Je supprimerai les stock-options. Les cadres ne doivent plus accepter d’avoir des patrons qui se croient irremplaçables et qui touchent des dizaines de millions d’euros. Ils sont tout à fait remplaçables et il y a, dans les entreprises, des cadres très bien qui peuvent prendre le relais de ces vedettes. M. Carlos Ghosn devrait être viré aujourd’hui !
Vous pensez qu’il faut plafonner les rémunérations des dirigeants ?
Dans les entreprises publiques, je suis pour un salaire maximum. Je l’ai évalué à 35 fois le Smic. Dans les entreprises privées, je suis pour une tranche d’imposition nettement supérieure.
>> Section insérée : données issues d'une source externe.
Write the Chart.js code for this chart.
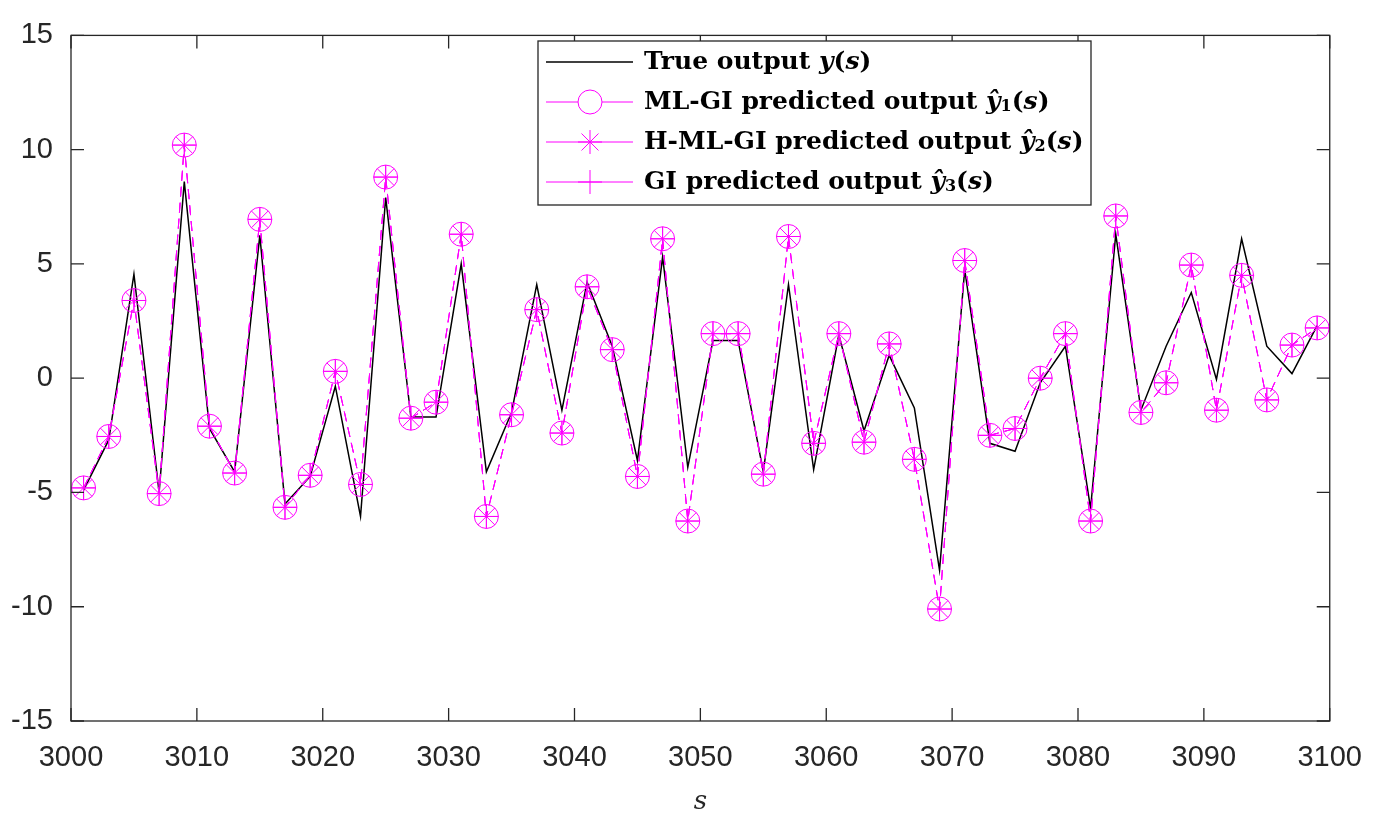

Où en êtes-vous de la recherche de signatures ?
Nous y serons ! À une près, péniblement… mais nous y serons.
Irez-vous jusqu’au bout ?
Plus que jamais !
Il faut arrêter de faire croire aux Français qu’il n’y a pas d’autres solutions que ce que l’on vit aujourd’hui. Il y a des pays, la Corée, la Malaisie, le Brésil, l’Argentine, qui ont mis en place des mesures protectionnistes et qui s’en sont sortis. La France n’a pas à être l’idiot du village mondial. J’ajoute que le secteur en France qui est le plus protégé fonctionne le mieux : c’est le cinéma français. Pourquoi les vedettes de Saint Germain des Prés seraient protégées par le protectionnisme, alors que les ouvriers et les cadres de nos entreprises seraient broyés ? Au nom de quoi ? D’une idéologie absurde. Tous les pays se protègent sauf la France. L’Angleterre se protège par la dévaluation de la livre, l’Allemagne se protège par un protectionnisme civique… Ce sauve qui peut français, cet individualisme français est en train de nous faire crever ! Il n’y a aucune fatalité à subir cela.